ANTARA FOTO – Penetapan Agus sebagai tersangka atas kasus pelecehan seksual pada Minggu Sore (01/12/2024).

Mataram, 10 Desember 2024 – I Wayan Agus Suratama alias Agus Buntung telah ditetapkan menjadi tersangka kasus pelecehan seksual terhadap 15 orang perempuan di Mataram, Nusa Tenggara Barat.

Pada Rabu (11/12/2024), Prof. Dr. Hibnu Nugroho, S.H., M.H. seorang Pakar Hukum Pidana di Universitas Jendral Soedirman menjelaskan tentang hukum pidana terkait dengan tersangka disabilitas.

“Karena ini pelakunya Disabilitas, maka penyidik harus mengoptimalkan undang – undang Disabilitas yaitu UU No. 8 Tahun 2016, yang dimana bagaimanapun harus memberikan asekbilitas terhadap asbilitas, karena secara fisik berbeda dengan orang biasa”, Ujar Prof.
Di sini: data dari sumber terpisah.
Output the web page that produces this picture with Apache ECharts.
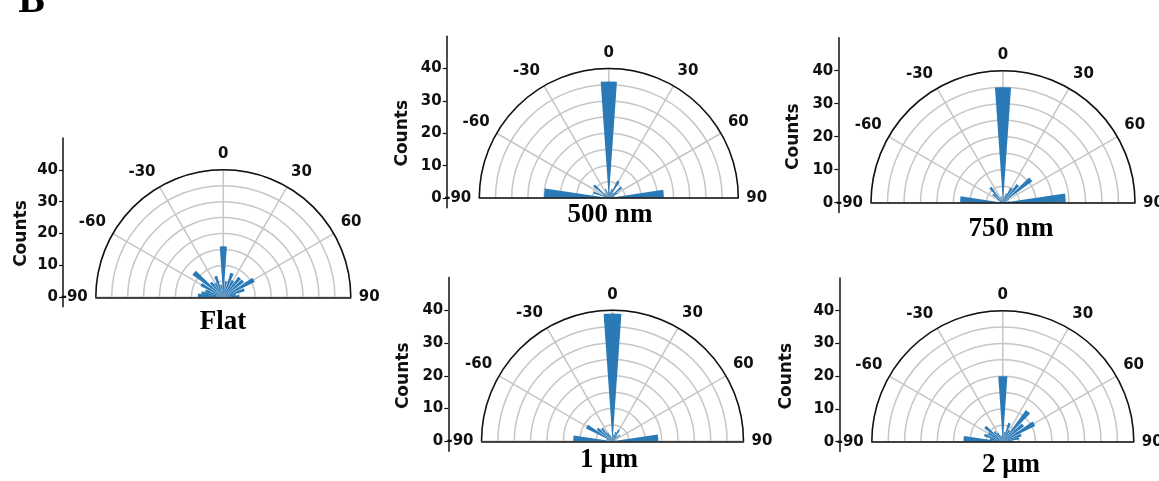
<!DOCTYPE html>
<html>
<head>
<meta charset="utf-8">
<script src="https://cdn.jsdelivr.net/npm/echarts@6.0.0/dist/echarts.min.js"></script>
<style>
html, body { margin: 0; padding: 0; background: #fff; }
#main { width: 1159px; height: 481px; }
</style>
</head>
<body>
<div id="main"></div>
<script>
// bin centres in degrees, shared by every panel
var angles = [-85.5, -78, -70, -60, -50, -40, -30, -20, -10, 0, 10, 20, 30, 40, 50, 60, 70, 78, 85.5];

// counts per bin
var flatCounts  = [8, 7, 6, 8, 12, 6, 5, 7, 4, 16, 5, 8, 6, 8, 8, 11, 7, 4, 5];
var nm500Counts = [20, 0, 5, 2, 6, 2, 1, 3, 2, 36, 2, 3, 6, 2, 5, 3, 2, 0, 17];
var nm750Counts = [13, 1, 1, 2, 4, 6, 1, 2, 1, 35, 2, 3, 5, 7, 11, 2, 1, 2, 19];
var um1Counts   = [12, 1, 2, 9, 6, 5, 3, 2, 1, 39, 2, 3, 4, 2, 3, 1, 1, 0, 14];
var um2Counts   = [12, 4, 6, 5, 7, 4, 3, 2, 2, 20, 3, 6, 4, 12, 8, 11, 6, 5, 3];

var panelNames = ['Flat', '500 nm', '750 nm', '1 μm', '2 μm'];
var countTicks = [0, 10, 20, 30, 40];

var allCounts = [flatCounts, nm500Counts, nm750Counts, um1Counts, um2Counts];

// where each panel sits on the page
var layout = [
    {cx: 223.3, cy: 297.3, r: 127.5, axisX: 63,    gap: 33, tx: 223, ty: 322},
    {cx: 608.8, cy: 198,   r: 129.5, axisX: 446.7, gap: 36, tx: 610, ty: 215},
    {cx: 1003,  cy: 202.7, r: 132,   axisX: 838.3, gap: 36, tx: 1011, ty: 229},
    {cx: 612.5, cy: 441.3, r: 131,   axisX: 448.3, gap: 36, tx: 609, ty: 460},
    {cx: 1002.8, cy: 441.7, r: 131,  axisX: 839.3, gap: 44, tx: 1011, ty: 465}
];

var gridGray = '#c6c6c6';
var ink = '#111';
var sansBold = {color: ink, fontSize: 15, fontWeight: 'bold', fontFamily: 'DejaVu Sans'};

var myChart = echarts.init(document.getElementById('main'));

var option = {
    animation: false,
    backgroundColor: '#fff',
    polar: [],
    angleAxis: [],
    radiusAxis: [],
    grid: [],
    xAxis: [],
    yAxis: [],
    series: [],
    graphic: [{
        type: 'text', x: 31.5, y: 2,
        style: {text: 'B', fill: '#000', font: 'bold 40px "Liberation Serif"', align: 'center', verticalAlign: 'middle'}
    }]
};

layout.forEach(function (p, i) {
    var k = p.r / 40;
    option.polar.push({center: [p.cx, p.cy], radius: [0, p.r]});
    option.angleAxis.push({
        polarIndex: i,
        type: 'value',
        min: -90,
        max: 90,
        interval: 30,
        startAngle: 180,
        endAngle: 0,
        clockwise: true,
        axisLine: {lineStyle: {color: ink, width: 1.5}},
        axisTick: {show: false},
        axisLabel: Object.assign({margin: 8}, sansBold),
        splitLine: {lineStyle: {color: gridGray, width: 1.5}}
    });
    option.radiusAxis.push({
        polarIndex: i,
        type: 'value',
        min: 0,
        max: 40,
        interval: 5,
        axisLine: {show: false},
        axisTick: {show: false},
        axisLabel: {show: false},
        splitLine: {lineStyle: {color: gridGray, width: 1.5}}
    });
    option.grid.push({
        left: p.cx - p.r,
        width: 2 * p.r,
        top: p.cy - 50 * k,
        height: 53 * k,
        outerBoundsMode: 'none'
    });
    // the baseline through the centre
    option.xAxis.push({
        gridIndex: i,
        type: 'value',
        min: -90,
        max: 90,
        z: 5,
        axisLine: {onZero: true, lineStyle: {color: ink, width: 1.5}},
        axisTick: {show: false},
        axisLabel: {show: false},
        splitLine: {show: false}
    });
    option.yAxis.push({
        gridIndex: i,
        type: 'value',
        min: -3,
        max: 50,
        offset: p.cx - p.r - p.axisX,
        name: 'Counts',
        nameLocation: 'middle',
        nameGap: p.gap,
        nameRotate: 90,
        nameTextStyle: {color: ink, fontSize: 17, fontWeight: 'bold', fontFamily: 'DejaVu Sans', padding: [0, 7 * k, 0, 0]},
        axisLine: {show: true, onZero: false, lineStyle: {color: ink, width: 1.5}},
        axisTick: {show: true, length: 4, customValues: countTicks, lineStyle: {color: ink, width: 1.2}},
        axisLabel: Object.assign({margin: 5, customValues: countTicks}, sansBold),
        splitLine: {show: false}
    });
    option.series.push({
        type: 'bar',
        coordinateSystem: 'polar',
        polarIndex: i,
        barWidth: 8,
        itemStyle: {color: '#2a7ab8'},
        data: angles.map(function (a, j) {
            return [allCounts[i][j], a];
        })
    });
    option.graphic.push({
        type: 'text',
        x: p.tx,
        y: p.ty,
        style: {
            text: panelNames[i],
            fill: '#000',
            font: 'bold 27px "Liberation Serif"',
            align: 'center',
            verticalAlign: 'middle'
        }
    });
});

myChart.setOption(option);
</script>
</body>
</html>
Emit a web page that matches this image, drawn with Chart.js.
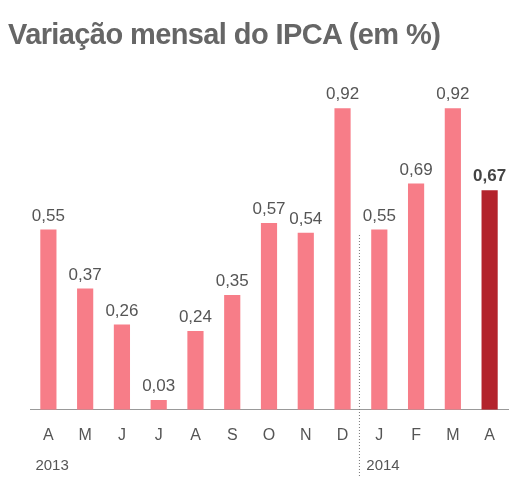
<!DOCTYPE html>
<html>
<head>
<meta charset="utf-8">
<script src="https://cdn.jsdelivr.net/npm/chart.js@4"></script>
<style>
  body { margin: 0; background: #fff; }
  #wrap { position: relative; width: 531px; height: 480px; }
  #title { position: absolute; left: 8px; top: 18px; margin: 0; font: bold 29px "Liberation Sans", Arial, sans-serif; color: #666; letter-spacing: -0.6px; }
</style>
</head>
<body>
<div id="wrap">
  <h1 id="title">Variação mensal do IPCA (em %)</h1>
  <canvas id="chart" width="531" height="480"></canvas>
</div>
<script>
  // Data
  const months = ["A", "M", "J", "J", "A", "S", "O", "N", "D", "J", "F", "M", "A"];
  const values = [0.55, 0.37, 0.26, 0.03, 0.24, 0.35, 0.57, 0.54, 0.92, 0.55, 0.69, 0.92, 0.67];
  const years = [{ label: "2013", index: 0 }, { label: "2014", index: 9 }];

  const pink = "#f77d88";
  const dark = "#b3232c";
  const font = "'Liberation Sans', Arial, sans-serif";

  const extras = {
    id: "extras",
    afterDatasetsDraw(chart) {
      const ctx = chart.ctx;
      const meta = chart.getDatasetMeta(0);
      const xs = chart.scales.x;
      ctx.save();
      ctx.textAlign = "center";
      ctx.textBaseline = "bottom";
      meta.data.forEach((bar, i) => {
        const last = i === values.length - 1;
        ctx.font = (last ? "bold " : "") + "17px " + font;
        ctx.fillStyle = last ? "#444" : "#555";
        ctx.fillText(values[i].toFixed(2).replace(".", ","), bar.x, bar.y - 5);
      });
      // year labels
      ctx.font = "15px " + font;
      ctx.fillStyle = "#555";
      ctx.textAlign = "left";
      years.forEach(y => {
        ctx.fillText(y.label, xs.getPixelForValue(y.index) - 13, 473);
      });
      // dotted divider
      const xd = (xs.getPixelForValue(8) + xs.getPixelForValue(9)) / 2 - 2;
      ctx.strokeStyle = "#777";
      ctx.setLineDash([1, 2]);
      ctx.lineWidth = 1;
      ctx.beginPath();
      ctx.moveTo(xd + 0.5, 235);
      ctx.lineTo(xd + 0.5, 476);
      ctx.stroke();
      ctx.restore();
    }
  };

  new Chart(document.getElementById("chart"), {
    type: "bar",
    data: {
      labels: months,
      datasets: [{
        data: values,
        backgroundColor: values.map((v, i) => i === values.length - 1 ? dark : pink),
        barPercentage: 0.44,
        categoryPercentage: 1
      }]
    },
    options: {
      responsive: false,
      devicePixelRatio: 1,
      animation: false,
      layout: { padding: { left: 30, right: 23, top: 60, bottom: 27 } },
      plugins: { legend: { display: false }, tooltip: { enabled: false } },
      scales: {
        x: {
          grid: { display: false },
          border: { display: true, color: "#999" },
          ticks: { color: "#555", font: { size: 16, family: font }, padding: 8 }
        },
        y: { display: false, min: 0, max: 1.067 }
      }
    },
    plugins: [extras]
  });
</script>
</body>
</html>
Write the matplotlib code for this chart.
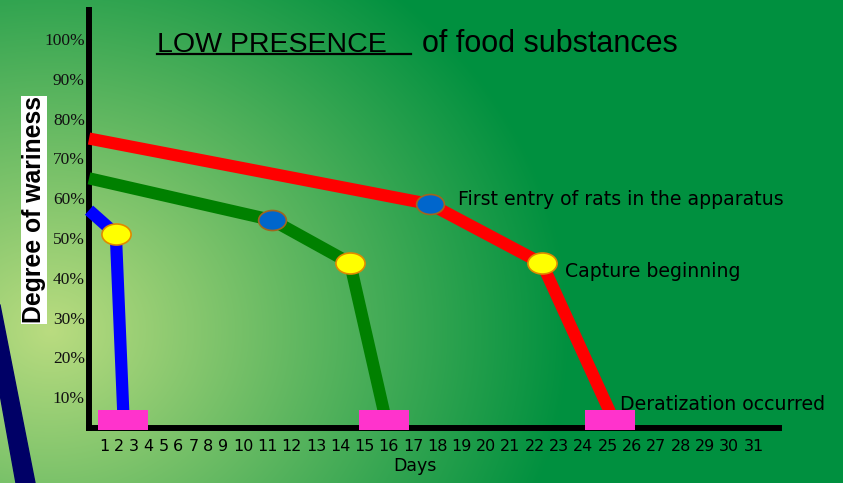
import numpy as np
import matplotlib
matplotlib.use('Agg')
import matplotlib.pyplot as plt
from matplotlib.path import Path
from matplotlib.transforms import Affine2D
from matplotlib.patches import Polygon
from matplotlib.lines import Line2D

# data (x in days, y in % wariness)
days = list(range(1, 32))
pct_ticks = list(range(10, 101, 10))

red_days = [0, 17.7, 22.3, 25.1]
red_vals = [75, 58.5, 43.6, 6.2]
green_days = [0, 11.2, 14.4, 15.8]
green_vals = [65, 54.5, 43.7, 6.2]
blue_days = [0, 1.8, 2.3]
blue_vals = [57, 51, 6.2]
derat_level = 4.3

W, H = 843, 483


def fx(px):
    return px / W


def fy(py):
    return 1 - py / H


# the day labels in the original are a plain text row, so single digits sit closer
def fwd(d):
    d = np.asarray(d, float)
    return np.where(d < 9, d * 14.9,
                    np.where(d < 10, 134.1 + (d - 9) * 20.0, 154.1 + (d - 10) * 24.3))


def inv(p):
    p = np.asarray(p, float)
    return np.where(p < 134.1, p / 14.9,
                    np.where(p < 154.1, 9 + (p - 134.1) / 20.0, 10 + (p - 154.1) / 24.3))


fig = plt.figure(figsize=(W / 100, H / 100), dpi=100)

# background gradient
bg = fig.add_axes([0, 0, 1, 1], zorder=-5)
yy, xx = np.mgrid[0:H, 0:W]
dist = np.hypot(xx - 50, (yy - 330) * 1.15)
t = np.clip(dist / 520, 0, 1)[..., None]
light = np.array([186, 220, 128]) / 255
dark = np.array([0, 144, 63]) / 255
bg.imshow(light * (1 - t) + dark * t, aspect='auto', extent=(0, W, H, 0))
bg.add_patch(Polygon([(-16, 305), (0, 305), (35, 483), (16, 483)], closed=True,
                     color='#000066'))
bg.set_xlim(0, W)
bg.set_ylim(H, 0)
bg.axis('off')

ax = fig.add_axes([fx(89), fy(428), fx(779) - fx(89), fy(10) - fy(428)])
ax.patch.set_alpha(0)
ax.set_xscale('function', functions=(fwd, inv))
ax.set_xlim(0, 32.05)
ax.set_ylim(2.26, 107.3)

lw = 8.8
ax.plot(red_days, red_vals, color='#ff0000', lw=lw, solid_capstyle='butt',
        solid_joinstyle='round', clip_on=False, zorder=3)
ax.plot(green_days, green_vals, color='#008000', lw=lw, solid_capstyle='butt',
        solid_joinstyle='round', clip_on=False, zorder=3)
ax.plot(blue_days, blue_vals, color='#0000ff', lw=lw, solid_capstyle='butt',
        solid_joinstyle='round', clip_on=False, zorder=3)

ellipse = Path.unit_circle().transformed(Affine2D().scale(1, 0.72))
rect = Path([(-1, -0.4), (1, -0.4), (1, 0.4), (-1, 0.4), (-1, -0.4)], closed=True)

ax.plot([green_days[1], red_days[1]], [green_vals[1], red_vals[1]], ls='none',
        marker=ellipse, ms=20, mfc='#0066cc', mec='#a0661e', mew=1.2, zorder=5)
ax.plot([blue_days[1], green_days[2], red_days[2]],
        [blue_vals[1], green_vals[2], red_vals[2]], ls='none',
        marker=ellipse, ms=21, mfc='#ffff00', mec='#e08a00', mew=1.2, zorder=5)
ax.plot([blue_days[-1], green_days[-1], red_days[-1]], [derat_level] * 3, ls='none',
        marker=rect, ms=36, mfc='#ff33cc', mec='#ff33cc', mew=0, zorder=4,
        clip_on=False)

note_font = dict(family='DejaVu Sans', fontsize=13.6, color='black')
ax.annotate('First entry of rats in the apparatus', (red_days[1], red_vals[1]),
            xytext=(28, 5), textcoords='offset pixels', ha='left', va='center',
            **note_font)
ax.annotate('Capture beginning', (red_days[2], red_vals[2]),
            xytext=(23, -8), textcoords='offset pixels', ha='left', va='center',
            **note_font)
ax.annotate('Deratization occurred', (red_days[-1], derat_level),
            xytext=(10, 15), textcoords='offset pixels', ha='left', va='center',
            **note_font)

for s in ['top', 'right']:
    ax.spines[s].set_visible(False)
for s in ['left', 'bottom']:
    ax.spines[s].set_linewidth(4.3)
    ax.spines[s].set_color('black')
    ax.spines[s].set_zorder(2)

ax.set_xticks(days)
ax.set_xticklabels([str(d) for d in days], family='DejaVu Sans', fontsize=11.5)
ax.set_yticks(pct_ticks)
ax.set_yticklabels([f'{p}%' for p in pct_ticks], family='Liberation Serif',
                   fontsize=12.5, color='#111111')
ax.tick_params(axis='x', length=0, pad=8)
ax.tick_params(axis='y', length=0, pad=3)
ax.minorticks_off()

ax.set_xlabel('Days', family='DejaVu Sans', fontsize=12.5)
ax.xaxis.set_label_coords((415 - 89) / 690, -0.07)

fig.text(fx(34), fy(210), 'Degree of wariness', rotation=90, ha='center', va='center',
         family='Liberation Sans', fontweight='bold', fontsize=17.8,
         bbox=dict(facecolor='white', edgecolor='none', pad=0.8))

fig.text(fx(157), fy(52), 'LOW PRESENCE', ha='left', va='baseline',
         family='Liberation Sans', fontsize=20.5)
fig.text(fx(422), fy(52), 'of food substances', ha='left', va='baseline',
         family='Liberation Sans', fontsize=22)
fig.add_artist(Line2D([fx(157), fx(411)], [fy(54), fy(54)], color='black', lw=1.6))

fig.savefig('out.png', dpi=100)
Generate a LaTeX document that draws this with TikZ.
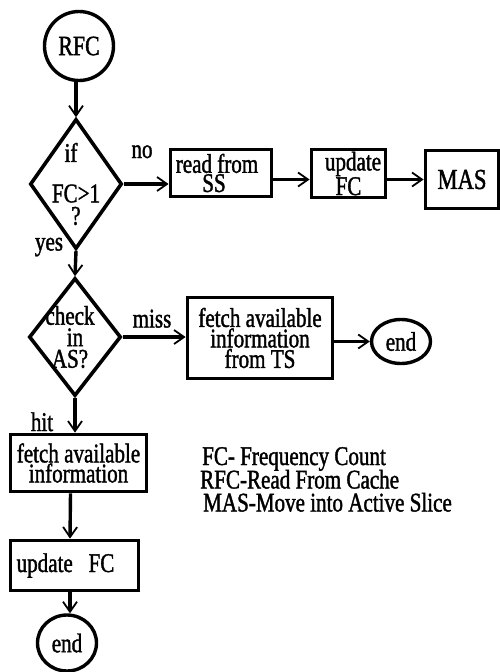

Hibnu pada interview live streaming di salah satu stasiun televisi.

Kemudian Prof. Hibnu menambahkan, “Terhadap pelaku atau tersangka, sama kedudukannya dengan orang sehat biasa, karena disini TSK adalah seseorang juga ternyata mentaskan, mampu sehingga mempunyai hak dan kedudukan yang sama seperi orang biasa, hanya secara fisik adalah disabilitas. Dalam konteks pemeriksaan, Polda Mataram harus memperhatikan perlindungan disabilitas. Dengan demikian, karena sebagai subjektif sama, maka dapat dimintai pertanggungjawabannya.”

Merujuk pada penjelasan Prof. Hibnu, sistem peradilan pidana menjamin semua individu, termasuk penyandang disabilitas, mereka harus bertanggung jawab atas tindakan mereka  sesuai dengan hukum yang berlaku. Namun, ada beberapa ciri khusus yang perlu dipertimbangkan ketika menangani kasus ini.

Pengadilan harus menilai apakah tersangka mampu memahami dan menerima tanggung jawab atas perbuatannya. Termasuk di dalamnya tes medis dan psikologis untuk mengetahui tingkat pemahaman dan kemampuan tersangka dalam memahami akibat perbuatannya.

Tersangka penyandang disabilitas mempunyai hak yang sama dengan tersangka lainnya, termasuk hak atas keterwakilan yang adil dan akses terhadap proses peradilan. Pengadilan harus memastikan bahwa tersangka menerima dukungan yang mereka perlukan, seperti penerjemah bahasa isyarat dan pengacara yang memahami kebutuhan khusus mereka.

Dalam beberapa kasus, pengadilan dapat mempertimbangkan perlakuan khusus bagi tersangka penyandang disabilitas, seperti program rehabilitasi atau  pemulihan yang sesuai dengan kondisinya. Tujuannya  untuk menjamin sistem peradilan yang seimbang dan memperhatikan  kesehatan fisik dan mental  tersangka.

Kasus-kasus seperti ini seringkali memicu perdebatan tentang bagaimana seharusnya sistem hukum  menangani tersangka penyandang disabilitas.  Di sisi lain, penegakan hukum dan keadilan bagi para korban perlu dilakukan. Sementara itu, pemerintah harus memastikan bahwa tersangka penyandang disabilitas diperlakukan secara adil dan manusiawi.

Penanganan kasus pelecehan seksual yang melibatkan tersangka penyandang disabilitas memerlukan pendekatan yang cermat dan seimbang. Pengadilan harus mempertimbangkan kapasitas hukum tersangka, memastikan bahwa hak-hak mereka terpenuhi, dan memberikan perlakuan khusus yang sesuai. Dengan cara ini, sistem hukum dapat menjamin keadilan bagi semua pihak yang terlibat.